WHAT THIS TASK INVOLVES
Reproduce the listing word for word, leaving every picture behind.

PROVIDED MATERIAL

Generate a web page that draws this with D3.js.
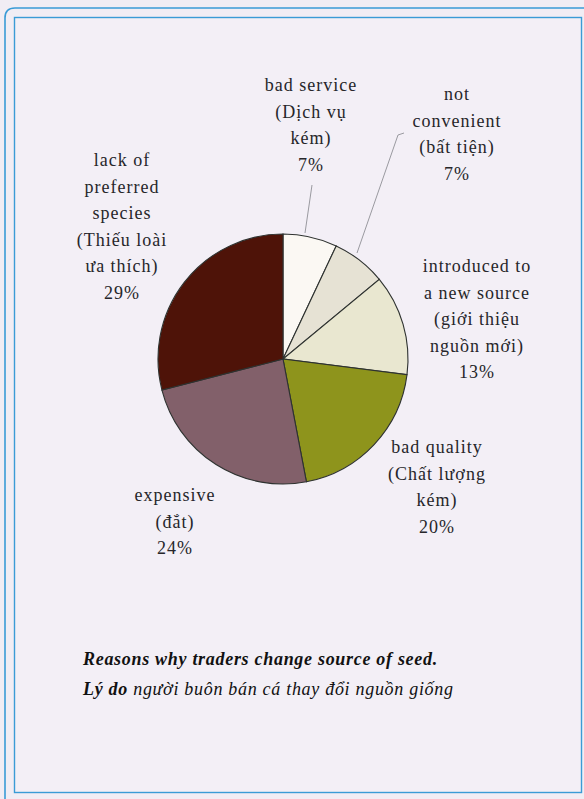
<!DOCTYPE html>
<html>
<head>
<meta charset="utf-8">
<script src="https://cdn.jsdelivr.net/npm/d3@7"></script>
<style>
html,body{margin:0;padding:0;background:#f1edf4;}
svg{display:block;}
</style>
</head>
<body>
<svg id="chart" width="584" height="799"></svg>
<script>
const categories = ["bad service", "not convenient", "introduced to a new source", "bad quality", "expensive", "lack of preferred species"];
const labelLines = [
  ["bad service", "(Dịch vụ", "kém)", "7%"],
  ["not", "convenient", "(bất tiện)", "7%"],
  ["introduced to", "a new source", "(giới thiệu", "nguồn mới)", "13%"],
  ["bad quality", "(Chất lượng", "kém)", "20%"],
  ["expensive", "(đắt)", "24%"],
  ["lack of", "preferred", "species", "(Thiếu loài", "ưa thích)", "29%"]
];
const values = [7, 7, 13, 20, 24, 29];
const colors = ["#fbf8f3", "#e6e2d4", "#e9e7d0", "#8e941c", "#82606a", "#4e1308"];
const captionEn = "Reasons why traders change source of seed.";
const captionViBold = "Lý do";
const captionViRest = " người buôn bán cá thay đổi nguồn giống";

const FONT = "Liberation Serif";
const svg = d3.select("#chart");

// frame borders
svg.append("path")
  .attr("d", "M5,800 L5,18 Q5,8 15,8 L590,8")
  .attr("fill", "none").attr("stroke", "#3a9bd6").attr("stroke-width", 1.6);
svg.append("rect")
  .attr("x", 14.5).attr("y", 17.5).attr("width", 567).attr("height", 775)
  .attr("fill", "#f3eff6").attr("stroke", "#3a9bd6").attr("stroke-width", 1.4);

const cx = 283, cy = 359, r = 125;
const pie = d3.pie().sort(null).value(d => d)(values);
const arc = d3.arc().innerRadius(0).outerRadius(r);
const g = svg.append("g").attr("transform", `translate(${cx},${cy})`);
g.selectAll("path").data(pie).join("path")
  .attr("d", arc)
  .attr("fill", (d, i) => colors[i])
  .attr("stroke", "#2e3230")
  .attr("stroke-width", 1.1);

// leader lines
const leaders = [
  [[312, 185], [305, 233]],
  [[357, 253], [398, 135], [404, 133]]
];
svg.selectAll("path.leader").data(leaders).join("path")
  .attr("class", "leader")
  .attr("d", d3.line())
  .attr("fill", "none").attr("stroke", "#9a9aa0").attr("stroke-width", 1);

// labels
const labelPos = [
  [311, 91], [457, 100], [477, 272], [437, 453], [175, 501], [122, 166]
];
const lineH = 26.5;
labelLines.forEach((lines, i) => {
  const t = svg.append("text")
    .attr("text-anchor", "middle")
    .attr("font-family", FONT)
    .attr("font-size", 18)
    .attr("letter-spacing", 1)
    .attr("fill", "#26262a");
  lines.forEach((ln, j) => {
    t.append("tspan").attr("x", labelPos[i][0]).attr("y", labelPos[i][1] + j * lineH).text(ln);
  });
});

// captions
svg.append("text")
  .attr("x", 83).attr("y", 665)
  .attr("font-family", FONT)
  .attr("font-size", 18).attr("font-style", "italic").attr("font-weight", "bold")
  .attr("letter-spacing", 0.7)
  .attr("fill", "#111")
  .text(captionEn);
const c2 = svg.append("text")
  .attr("x", 83).attr("y", 695)
  .attr("font-family", FONT)
  .attr("font-size", 18).attr("font-style", "italic")
  .attr("letter-spacing", 0.7)
  .attr("fill", "#111");
c2.append("tspan").attr("font-weight", "bold").text(captionViBold);
c2.append("tspan").text(captionViRest);
</script>
</body>
</html>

THE RESULT
Generate a web page that draws this with D3.js.
<!DOCTYPE html>
<html>
<head>
<meta charset="utf-8">
<script src="https://cdn.jsdelivr.net/npm/d3@7"></script>
<style>
html,body{margin:0;padding:0;background:#f1edf4;}
svg{display:block;}
</style>
</head>
<body>
<svg id="chart" width="584" height="799"></svg>
<script>
const categories = ["bad service", "not convenient", "introduced to a new source", "bad quality", "expensive", "lack of preferred species"];
const labelLines = [
  ["bad service", "(Dịch vụ", "kém)", "7%"],
  ["not", "convenient", "(bất tiện)", "7%"],
  ["introduced to", "a new source", "(giới thiệu", "nguồn mới)", "13%"],
  ["bad quality", "(Chất lượng", "kém)", "20%"],
  ["expensive", "(đắt)", "24%"],
  ["lack of", "preferred", "species", "(Thiếu loài", "ưa thích)", "29%"]
];
const values = [7, 7, 13, 20, 24, 29];
const colors = ["#fbf8f3", "#e6e2d4", "#e9e7d0", "#8e941c", "#82606a", "#4e1308"];
const captionEn = "Reasons why traders change source of seed.";
const captionViBold = "Lý do";
const captionViRest = " người buôn bán cá thay đổi nguồn giống";

const FONT = "Liberation Serif";
const svg = d3.select("#chart");

// frame borders
svg.append("path")
  .attr("d", "M5,800 L5,18 Q5,8 15,8 L590,8")
  .attr("fill", "none").attr("stroke", "#3a9bd6").attr("stroke-width", 1.6);
svg.append("rect")
  .attr("x", 14.5).attr("y", 17.5).attr("width", 567).attr("height", 775)
  .attr("fill", "#f3eff6").attr("stroke", "#3a9bd6").attr("stroke-width", 1.4);

const cx = 283, cy = 359, r = 125;
const pie = d3.pie().sort(null).value(d => d)(values);
const arc = d3.arc().innerRadius(0).outerRadius(r);
const g = svg.append("g").attr("transform", `translate(${cx},${cy})`);
g.selectAll("path").data(pie).join("path")
  .attr("d", arc)
  .attr("fill", (d, i) => colors[i])
  .attr("stroke", "#2e3230")
  .attr("stroke-width", 1.1);

// leader lines
const leaders = [
  [[312, 185], [305, 233]],
  [[357, 253], [398, 135], [404, 133]]
];
svg.selectAll("path.leader").data(leaders).join("path")
  .attr("class", "leader")
  .attr("d", d3.line())
  .attr("fill", "none").attr("stroke", "#9a9aa0").attr("stroke-width", 1);

// labels
const labelPos = [
  [311, 91], [457, 100], [477, 272], [437, 453], [175, 501], [122, 166]
];
const lineH = 26.5;
labelLines.forEach((lines, i) => {
  const t = svg.append("text")
    .attr("text-anchor", "middle")
    .attr("font-family", FONT)
    .attr("font-size", 18)
    .attr("letter-spacing", 1)
    .attr("fill", "#26262a");
  lines.forEach((ln, j) => {
    t.append("tspan").attr("x", labelPos[i][0]).attr("y", labelPos[i][1] + j * lineH).text(ln);
  });
});

// captions
svg.append("text")
  .attr("x", 83).attr("y", 665)
  .attr("font-family", FONT)
  .attr("font-size", 18).attr("font-style", "italic").attr("font-weight", "bold")
  .attr("letter-spacing", 0.7)
  .attr("fill", "#111")
  .text(captionEn);
const c2 = svg.append("text")
  .attr("x", 83).attr("y", 695)
  .attr("font-family", FONT)
  .attr("font-size", 18).attr("font-style", "italic")
  .attr("letter-spacing", 0.7)
  .attr("fill", "#111");
c2.append("tspan").attr("font-weight", "bold").text(captionViBold);
c2.append("tspan").text(captionViRest);
</script>
</body>
</html>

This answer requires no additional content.